Anatomical art once owned by Ben Franklin on display at Philadelphia hospital

By Joann Loviglio, AP
Thursday, November 19, 2009

Anatomy drawings owned by Ben Franklin on display

PHILADELPHIA — Centuries before X-rays, CAT scans and ultrasounds gave doctors a view inside the human body, the best images medical students often had were illustrations drawn by artists of bodies in a morgue.

The country’s oldest hospital has unveiled a new exhibit of rare 18th-century anatomical illustrations, once owned by Benjamin Franklin, that provide a glimpse of how early physicians learned their craft.

The 16 pastel-on-paper drawings were cutting edge in their day. They show highly detailed and colored human figures flayed open to show internal organs, bones and muscles of male and female subjects. The female illustrations include a woman carrying a near-term fetus, indicating that both likely died at childbirth.
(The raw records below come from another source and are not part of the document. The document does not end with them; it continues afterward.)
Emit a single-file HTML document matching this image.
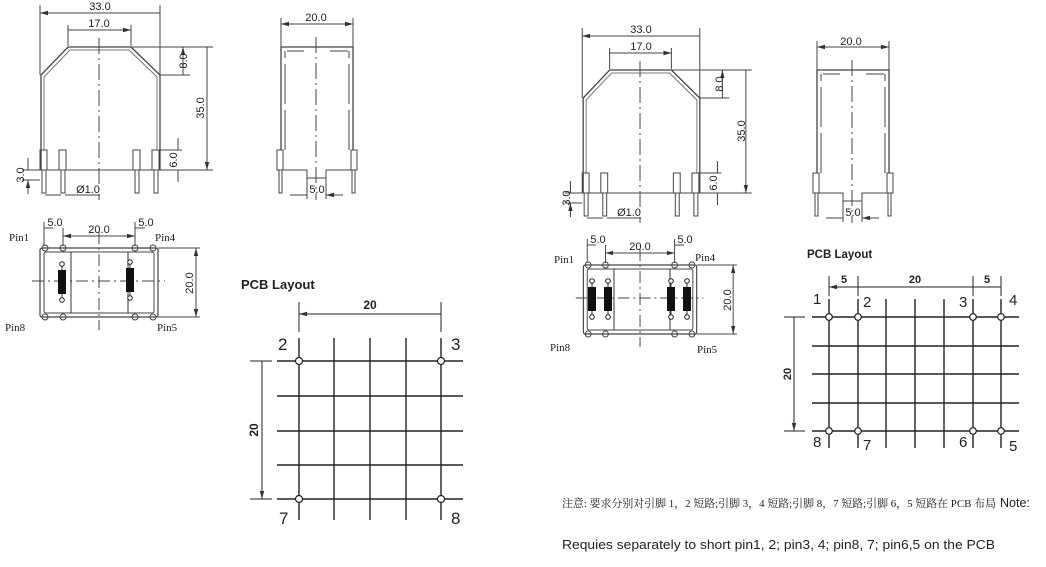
<!DOCTYPE html>
<html><head><meta charset="utf-8"><style>
html,body{margin:0;padding:0;background:#fff;}
svg{display:block;}
text{font-family:"Liberation Sans",sans-serif;fill:#222;}
.s{font-family:"Liberation Serif",serif;}
</style></head><body>
<svg width="1046" height="567" viewBox="0 0 1046 567" xmlns="http://www.w3.org/2000/svg">
<defs>
<marker id="a" markerWidth="8" markerHeight="6" refX="8" refY="3" orient="auto-start-reverse" markerUnits="userSpaceOnUse"><path d="M0,0.8 L8,3 L0,5.2z" fill="#333"/></marker>
<g id="front" stroke="#444" fill="none" stroke-width="1">
<path d="M41,170 L41,75 L68,47 L131,47 L160,75 L160,170" stroke-width="1.3"/>
<path d="M44,150 L44,77 L70,50 L129,50 L157,77 L157,150" stroke="#777"/>
<path d="M40,5 V75 M160,5 V75 M68,25 V46 M131,25 V46"/>
<path d="M40,13 H160 M68,30 H131" marker-start="url(#a)" marker-end="url(#a)"/>
<path d="M99,38 V200" stroke-dasharray="16 4 2 4"/>
<path d="M131,47 H213 M160,75 H190 M160,170 H213 M22,170 H160 M160,150 H182 M22,180 H40"/>
<path d="M183,47 V75 M207,47 V170" marker-start="url(#a)" marker-end="url(#a)"/>
<path d="M178,138 V150 M178,170 V182 M28,158 V170 M28,180 V194" />
<path d="M178,140 V150 M178,182 V170 M28,158 V170 M28,194 V180" marker-end="url(#a)"/>
<rect x="40" y="150" width="7" height="20"/><rect x="59" y="150" width="7" height="20"/>
<rect x="133" y="150" width="7" height="20"/><rect x="152" y="150" width="7" height="20"/>
<rect x="42" y="170" width="4" height="23"/><rect x="61" y="170" width="4" height="23"/>
<rect x="135" y="170" width="4" height="23"/><rect x="154" y="170" width="4" height="23"/>
<path d="M45,195 H61 M65,195 H100" />
</g>
<g id="side" stroke="#444" fill="none" stroke-width="1">
<path d="M281,150 V47 H353 V150" stroke-width="1.3"/>
<path d="M285,150 V51 M349,150 V51 M287,51 H304 M330,51 H348" stroke-dasharray="40 6"/>
<path d="M281,18 V47 M353,18 V47"/>
<path d="M281,24 H353" marker-start="url(#a)" marker-end="url(#a)"/>
<path d="M283,170 H307 V178 H326 V170 H351"/>
<path d="M316,37 V200" stroke-dasharray="16 4 2 4"/>
<rect x="277" y="150" width="6" height="20"/><rect x="351" y="150" width="6" height="20"/>
<rect x="279" y="170" width="3" height="23"/><rect x="352" y="170" width="3" height="23"/>
<path d="M307,178 V199 M326,178 V199"/>
<path d="M290,195 H307 M343,195 H326" marker-end="url(#a)"/>
</g>
<g id="bot" stroke="#444" fill="none" stroke-width="1">
<rect x="40" y="248" width="118" height="69" rx="2" stroke-width="1.2"/>
<rect x="44" y="252" width="110" height="61" rx="2"/>
<path d="M32,281 H165" stroke-dasharray="12 4 2 4"/>
<path d="M99,232 V330" stroke-dasharray="12 4 2 4"/>
<circle cx="45" cy="248" r="3"/><circle cx="63" cy="248" r="3"/><circle cx="135" cy="248" r="3"/><circle cx="153" cy="248" r="3"/>
<circle cx="45" cy="317" r="3"/><circle cx="63" cy="317" r="3"/><circle cx="135" cy="317" r="3"/><circle cx="153" cy="317" r="3"/>
<path d="M44,222 V246 M63,228 V246 M135,222 V246 M44,228 H53 M135,228 H145"/>
<path d="M63,236 H135" marker-start="url(#a)" marker-end="url(#a)"/>
<path d="M158,248 H200 M158,317 H200"/>
<path d="M196,248 V317" marker-start="url(#a)" marker-end="url(#a)"/>
</g>
</defs>

<use href="#front"/>
<use href="#side"/>
<use href="#bot"/>
<g stroke="#333" stroke-width="1" fill="none">
<path d="M71,252 V313 M128,252 V313"/>
<path d="M62,263 V302 M130,261 V300"/>
</g>
<g fill="#111"><rect x="58" y="270" width="8" height="24"/><rect x="126" y="268" width="8" height="24"/></g>
<g fill="#fff" stroke="#222"><circle cx="62" cy="264" r="2.3"/><circle cx="62" cy="300" r="2.3"/><circle cx="130" cy="262" r="2.3"/><circle cx="130" cy="298" r="2.3"/></g>
<g font-size="11" text-anchor="middle">
<text x="100" y="10">33.0</text><text x="99" y="27">17.0</text>
<text transform="translate(187,61) rotate(-90)">8.0</text>
<text transform="translate(204,108) rotate(-90)">35.0</text>
<text transform="translate(177,160) rotate(-90)">6.0</text>
<text transform="translate(24,175) rotate(-90)">3.0</text>
<text x="88" y="193">Ø1.0</text>
<text x="316" y="21">20.0</text><text x="317" y="193">5.0</text>
<text x="55" y="226">5.0</text><text x="99" y="233">20.0</text><text x="146" y="226">5.0</text>
<text transform="translate(193,283) rotate(-90)">20.0</text>
</g>
<g font-size="11" class="s">
<text class="s" x="9" y="241">Pin1</text><text class="s" x="155" y="241">Pin4</text>
<text class="s" x="5" y="331">Pin8</text><text class="s" x="157" y="331">Pin5</text>
</g>

<use href="#front" transform="translate(543,23) scale(0.98,1)"/>
<use href="#side" transform="translate(536,23)"/>
<use href="#bot" transform="translate(545,17) scale(0.96,1)"/>
<g transform="translate(545,17)">
<g stroke="#333" stroke-width="1" fill="none">
<path d="M69,252 V313 M125,252 V313"/>
<path d="M47,263 V302 M63,263 V302 M126,263 V302 M142,263 V302"/>
</g>
<g fill="#111"><rect x="43" y="270" width="8" height="24"/><rect x="59" y="270" width="8" height="24"/><rect x="122" y="270" width="8" height="24"/><rect x="138" y="270" width="8" height="24"/></g>
<g fill="#fff" stroke="#222"><circle cx="47" cy="264" r="2.3"/><circle cx="47" cy="300" r="2.3"/><circle cx="63" cy="264" r="2.3"/><circle cx="63" cy="300" r="2.3"/><circle cx="126" cy="264" r="2.3"/><circle cx="126" cy="300" r="2.3"/><circle cx="142" cy="264" r="2.3"/><circle cx="142" cy="300" r="2.3"/></g>
<g font-size="11" text-anchor="middle">
<text x="53" y="226">5.0</text><text x="95" y="233">20.0</text><text x="140" y="226">5.0</text>
<text transform="translate(186,283) rotate(-90)">20.0</text>
</g>
<g font-size="11">
<text class="s" x="9" y="246">Pin1</text><text class="s" x="150" y="244">Pin4</text>
<text class="s" x="5" y="334">Pin8</text><text class="s" x="152" y="336">Pin5</text>
</g>
</g>
<g font-size="11" text-anchor="middle">
<text x="641" y="33">33.0</text><text x="641" y="50">17.0</text>
<text transform="translate(723,84) rotate(-90)">8.0</text>
<text transform="translate(745,131) rotate(-90)">35.0</text>
<text transform="translate(717,183) rotate(-90)">6.0</text>
<text transform="translate(570,198) rotate(-90)">3.0</text>
<text x="629" y="216">Ø1.0</text>
<text x="851" y="45">20.0</text><text x="853" y="216">5.0</text>
</g>

<text x="241" y="289" font-size="13" font-weight="bold">PCB Layout</text>
<g stroke="#222" stroke-width="1.4" fill="none">
<path d="M277,361 H463 M277,396 H463 M277,431 H463 M277,465 H463 M277,499 H463"/>
<path d="M299,338 V520 M334,338 V520 M370,338 V520 M406,338 V520 M441,338 V520"/>
</g>
<g stroke="#222" stroke-width="1" fill="none">
<path d="M299,302 V332 M441,302 V332 M250,361 H272 M250,499 H272"/>
<path d="M299,314 H441 M262,361 V499" marker-start="url(#a)" marker-end="url(#a)"/>
</g>
<g fill="#fff" stroke="#222" stroke-width="1.2"><circle cx="299" cy="361" r="3.5"/><circle cx="441" cy="361" r="3.5"/><circle cx="299" cy="499" r="3.5"/><circle cx="441" cy="499" r="3.5"/></g>
<g font-size="17">
<text x="278" y="350">2</text><text x="451" y="350">3</text><text x="279" y="524">7</text><text x="451" y="524">8</text>
</g>
<text x="370" y="309" font-size="12" font-weight="bold" text-anchor="middle">20</text>
<text transform="translate(258,430) rotate(-90)" font-size="12" font-weight="bold" text-anchor="middle">20</text>

<text x="807" y="258" font-size="11.5" font-weight="bold">PCB Layout</text>
<g stroke="#222" stroke-width="1.4" fill="none">
<path d="M812,317 H1019 M812,346 H1019 M812,374 H1019 M812,403 H1019 M812,431 H1019"/>
<path d="M829,299 V448 M858,299 V448 M886,299 V448 M915,299 V448 M944,299 V448 M973,299 V448 M1001,299 V448"/>
</g>
<g stroke="#222" stroke-width="1" fill="none">
<path d="M829,276 V296 M858,276 V296 M973,276 V296 M1001,276 V296 M784,317 H805 M784,431 H805"/>
<path d="M829,287 H858 M858,287 H973 M973,287 H1001 M794,317 V431" marker-start="url(#a)" marker-end="url(#a)"/>
</g>
<g fill="#fff" stroke="#222" stroke-width="1.2"><circle cx="829" cy="317" r="3.3"/><circle cx="858" cy="317" r="3.3"/><circle cx="973" cy="317" r="3.3"/><circle cx="1001" cy="317" r="3.3"/><circle cx="829" cy="431" r="3.3"/><circle cx="858" cy="431" r="3.3"/><circle cx="973" cy="431" r="3.3"/><circle cx="1001" cy="431" r="3.3"/></g>
<g font-size="15">
<text x="813" y="304">1</text><text x="863" y="307">2</text><text x="959" y="307">3</text><text x="1009" y="305">4</text>
<text x="813" y="447">8</text><text x="863" y="450">7</text><text x="959" y="447">6</text><text x="1009" y="451">5</text>
</g>
<g font-size="11" font-weight="bold" text-anchor="middle">
<text x="844" y="283">5</text><text x="915" y="283">20</text><text x="987" y="283">5</text>
<text transform="translate(791,374) rotate(-90)">20</text>
</g>

<text x="562" y="507" font-size="11" style="font-family:'Liberation Serif','Noto Serif CJK SC',serif" textLength="434" lengthAdjust="spacingAndGlyphs">注意: 要求分别对引脚 1，2 短路;引脚 3，4 短路;引脚 8，7 短路;引脚 6，5 短路在 PCB 布局</text>
<text x="1000" y="507" font-size="12.5">Note:</text>
<text x="562" y="549" font-size="12.5" textLength="433" lengthAdjust="spacingAndGlyphs">Requies separately to short pin1, 2; pin3, 4; pin8, 7; pin6,5 on the PCB</text>
</svg>
</body></html>
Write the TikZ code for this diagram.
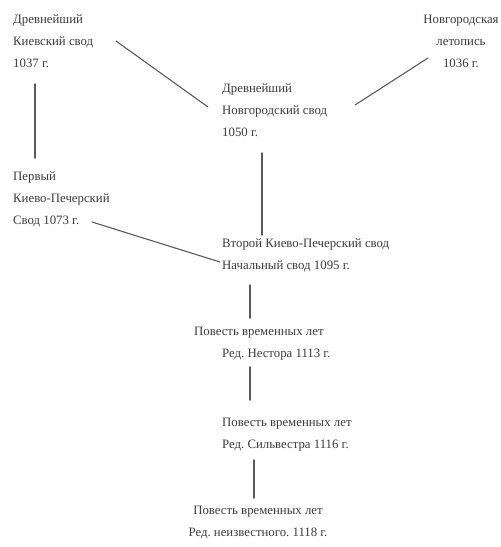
\documentclass[tikz,border=0pt]{standalone}
\usepackage{fontspec}
\setmainfont{Liberation Serif}
\frenchspacing
\usetikzlibrary{calc}
\providecommand{\Ink}{3A3A3A}
\providecommand{\Wire}{5A5A5A}
\newcommand{\Unit}{1pt}
\newcommand{\Wirew}{1.1pt}
\definecolor{ink}{HTML}{\Ink}
\definecolor{wire}{HTML}{\Wire}

\begin{document}
\begin{tikzpicture}[x=\Unit,y=-\Unit, line join=round, line cap=round,
  txt/.style={inner sep=0pt, text=ink, font=\fontsize{12.8}{22}\selectfont, align=left},
  link/.style={wire, line width=\Wirew},
  stem/.style={link, line width=1.5pt}]

  \useasboundingbox (0,0) rectangle (501,547);

  % ---- the oldest chronicles, top row ------------------------------------
  \node[txt, anchor=west] (kiev) at (13,41.5) {Древнейший\\Киевский свод\\1037 г.};
  \node[txt, align=center] (novlet) at (461,41.5) {Новгородская\\летопись\\1036 г.};
  \node[txt, anchor=west] (novsvod) at (222,110.5) {Древнейший\\Новгородский свод\\1050 г.};
  \node[txt, anchor=west] (pervyj) at (13,199.5) {Первый\\Киево-Печерский\\Свод 1073 г.};

  % ---- the primary chronicle and its editions ----------------------------
  \node[txt, anchor=west] (nachal) at (222,255.5) {Второй Киево-Печерский свод\\Начальный свод 1095 г.};
  \node[txt, anchor=west] (nestor) at (194,343.5) {Повесть временных лет\\\hspace*{28pt}Ред. Нестора 1113 г.};
  \node[txt, anchor=west] (silvestr) at (222,434.5) {Повесть временных лет\\Ред. Сильвестра 1116 г.};
  \node[txt, align=center] (neizv) at (258,522.5) {Повесть временных лет\\Ред. неизвестного. 1118 г.};

  % ---- connectors -----------------------------------------------------------
  \draw[link] ($(kiev.west)+(103,-0.5)$) -- ($(novsvod.west)+(-14,-3.5)$);
  \draw[link] ($(novlet.center)+(-33,16.5)$) -- ($(novsvod.west)+(133,-5.5)$);
  \draw[stem] ($(kiev.west)+(22,42.5)$) -- ($(pervyj.west)+(22,-41.5)$);
  \draw[stem] ($(novsvod.west)+(40,42.5)$) -- ($(nachal.west)+(40,-20.5)$);
  \draw[link] ($(pervyj.west)+(79,22.5)$) -- ($(nachal.west)+(-2,6.5)$);
  \draw[stem] ($(nachal.west)+(28,29.5)$) -- ($(nestor.west)+(56,-25.5)$);
  \draw[stem] ($(nestor.west)+(56,23.5)$) -- ($(silvestr.west)+(28,-34.5)$);
  \draw[stem] ($(silvestr.west)+(32,25.5)$) -- ($(neizv.center)+(-4,-24.5)$);

\end{tikzpicture}
\end{document}
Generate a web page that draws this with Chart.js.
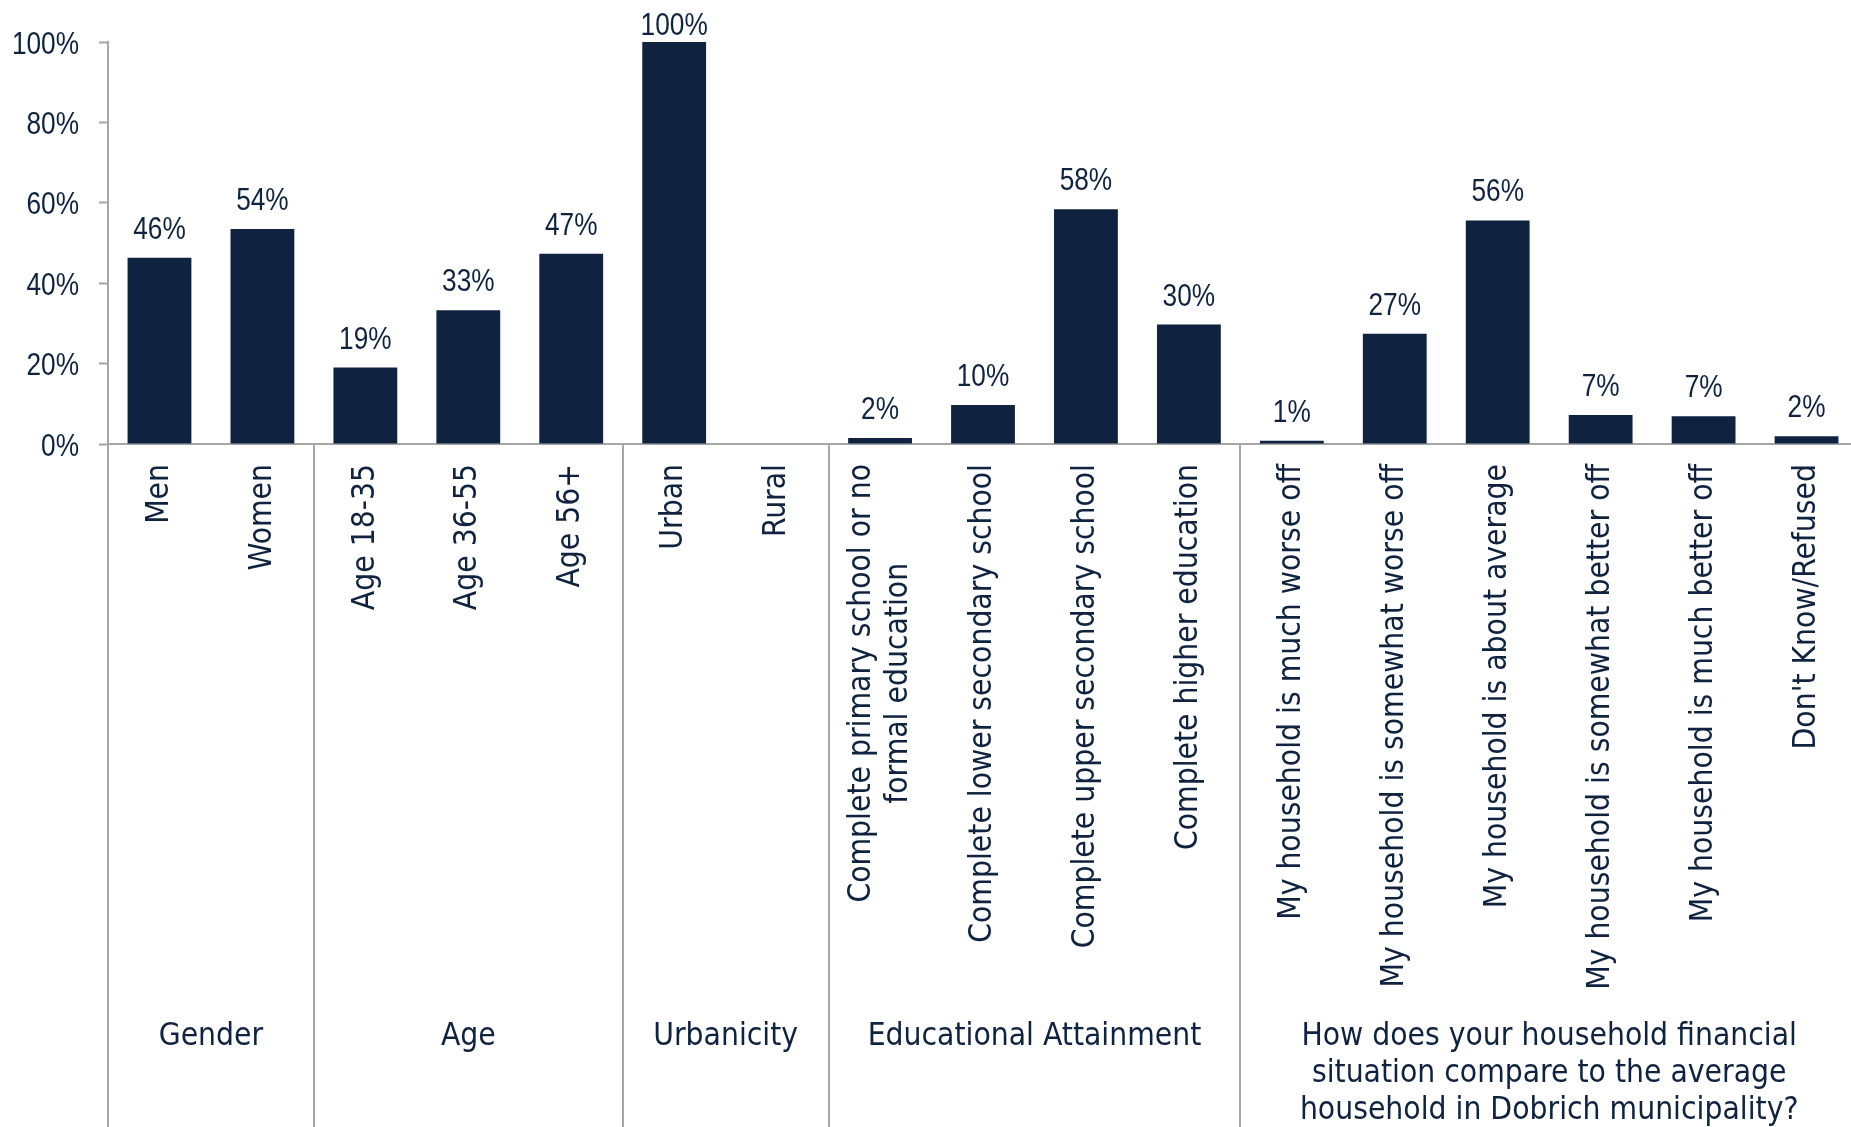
<!DOCTYPE html>
<html lang="en">
<head>
<meta charset="utf-8">
<title>Household profile</title>
<script src="https://cdn.jsdelivr.net/npm/chart.js@4.4.1/dist/chart.umd.min.js"></script>
<style>
    html, body { margin: 0; padding: 0; background: #fff; overflow: hidden; }
    #chart-wrap { width: 1858px; height: 1127px; }
</style>
</head>
<body>
<div id="chart-wrap"><canvas id="profileChart" width="1858" height="1127"></canvas></div>
<script>
// --- DATA ---
const categories = [
    'Men', 'Women',
    'Age 18-35', 'Age 36-55', 'Age 56+',
    'Urban', 'Rural',
    ['Complete primary school or no', 'formal education'], 'Complete lower secondary school',
    'Complete upper secondary school', 'Complete higher education',
    'My household is much worse off', 'My household is somewhat worse off', 'My household is about average',
    'My household is somewhat better off', 'My household is much better off', "Don't Know/Refused"
];
const shares = [46.3, 53.5, 19.0, 33.3, 47.3, 100, 0, 1.5, 9.7, 58.4, 29.7, 0.8, 27.4, 55.6, 7.2, 6.9, 1.9];
const groupNames = [
    ['Gender'], ['Age'], ['Urbanicity'], ['Educational Attainment'],
    ['How does your household financial', 'situation compare to the average', 'household in Dobrich municipality?']
];
const groupSizes = [2, 3, 2, 4, 6];
const yTicks = [0, 20, 40, 60, 80, 100];

// --- STYLE ---
const NAVY = '#0f2340';
const AXIS_GREY = '#a6a6a6';
const TEXT_FONT = "'DejaVu Sans Condensed', 'DejaVu Sans', sans-serif";
const NUM_FONT = "'Liberation Sans', Arial, sans-serif";
const NARROW = 0.82; // squeeze digits like the original narrow face

function narrowText(ctx, text, x, y) {
    ctx.save();
    ctx.translate(x, y);
    ctx.scale(NARROW, 1);
    ctx.fillText(text, 0, 0);
    ctx.restore();
}

// --- LABELS, GROUP AXIS PLUGIN ---
const groupAxisPlugin = {
    id: 'groupAxis',
    afterDraw(chart) {
        const { ctx, chartArea, scales: { x, y } } = chart;
        const bottom = chart.height;
        const edge = i => i <= 0 ? chartArea.left
            : i >= categories.length ? chartArea.right
            : (x.getPixelForValue(i - 1) + x.getPixelForValue(i)) / 2;

        ctx.save();
        // separators below the axis
        ctx.strokeStyle = AXIS_GREY;
        ctx.lineWidth = 2;
        let start = 0;
        const bounds = [0];
        groupSizes.forEach(n => { start += n; bounds.push(start); });
        bounds.slice(0, -1).forEach(b => {
            const px = Math.round(edge(b));
            ctx.beginPath();
            ctx.moveTo(px, chartArea.bottom);
            ctx.lineTo(px, bottom);
            ctx.stroke();
        });

        ctx.fillStyle = NAVY;

        // category labels, rotated, lines centred on each other
        ctx.font = `31.5px ${TEXT_FONT}`;
        ctx.textAlign = 'right';
        ctx.textBaseline = 'middle';
        const lh = 37;
        categories.forEach((label, i) => {
            const lines = Array.isArray(label) ? label : [label];
            const widths = lines.map(l => ctx.measureText(l).width);
            const maxW = Math.max(...widths);
            ctx.save();
            ctx.translate(x.getPixelForValue(i), chartArea.bottom + 20);
            ctx.rotate(-Math.PI / 2);
            lines.forEach((line, j) => {
                ctx.fillText(line, -(maxW - widths[j]) / 2, (j - (lines.length - 1) / 2) * lh);
            });
            ctx.restore();
        });

        // group titles
        ctx.textAlign = 'center';
        groupNames.forEach((lines, g) => {
            const cx = (edge(bounds[g]) + edge(bounds[g + 1])) / 2;
            lines.forEach((line, i) => ctx.fillText(line, cx, 1037 + i * lh));
        });

        // y tick labels
        ctx.font = `32px ${NUM_FONT}`;
        ctx.textBaseline = 'alphabetic';
        ctx.textAlign = 'right';
        yTicks.forEach(v => narrowText(ctx, v + '%', 79, y.getPixelForValue(v) + 11.5));

        // value labels over the bars
        ctx.textAlign = 'center';
        chart.getDatasetMeta(0).data.forEach((bar, i) => {
            if (!shares[i]) return;
            const ty = Math.max(bar.y - 19, chartArea.top - 7);
            narrowText(ctx, Math.round(shares[i]) + '%', bar.x, ty);
        });
        ctx.restore();
    }
};

// --- CHART ---
document.addEventListener('DOMContentLoaded', function () {
    const ctx = document.getElementById('profileChart');
    new Chart(ctx, {
        type: 'bar',
        data: {
            labels: categories,
            datasets: [{
                data: shares,
                backgroundColor: NAVY,
                barPercentage: 0.62,
                categoryPercentage: 1
            }]
        },
        options: {
            responsive: false,
            animation: false,
            layout: { padding: { top: 42, left: 0, right: 0, bottom: 0 } },
            plugins: { legend: { display: false }, tooltip: { enabled: false } },
            scales: {
                x: {
                    grid: { display: false, drawTicks: false },
                    border: { display: true, color: AXIS_GREY, width: 2 },
                    ticks: { display: false },
                    afterFit(s) { s.height = 683; s.paddingLeft = 0; s.paddingRight = 0; }
                },
                y: {
                    min: 0, max: 100,
                    afterBuildTicks(s) { s.ticks = yTicks.map(v => ({ value: v })); },
                    grid: { drawOnChartArea: false, drawTicks: true, tickLength: 9, tickColor: AXIS_GREY, tickWidth: 2 },
                    border: { display: true, color: AXIS_GREY, width: 2 },
                    ticks: { display: false },
                    afterFit(s) { s.width = 108; s.paddingTop = 0; s.paddingBottom = 0; }
                }
            }
        },
        plugins: [groupAxisPlugin]
    });
});
</script>
</body>
</html>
“For medical students of the time, this may have been the first time they were seeing what the inside of the body looked like,” Stacey Peeples, the 258-year-old hospital’s archivist, said Thursday. “Books were very expensive, and it could be difficult to get bodies.”

Franklin founded Pennsylvania Hospital in 1751. The illustrations were a gift to him in 1762 from his friend Dr. John Fothergill, a prominent London physician and fellow Quaker. They became part of the hospital’s medical education curriculum.

Thursday was the first time the illustrations have been on public view, Peeples said. They are normally kept in storage to protect them but will be on display at Pennsylvania Hospital’s medical library until December 2010.

Dutch artist Jan Van Rhysdyk, then regarded as one of Europe’s most gifted medical illustrators, created the drawings. He wanted to devote his efforts to portraiture but produced anatomical art because it paid the bills, Peeples said.

“He did it begrudgingly, but he was incredibly talented,” Peeples said.

The subjects were generally prostitutes, criminals and others of low social stature whose bodies would go unclaimed at the morgue. Other people, then as now, weren’t typically eager to donate their bodies to science.

“There were religious and sentimental issues about the body, about what some people saw as desecration of the body,” Peeples said. “So this is how medical students learned.”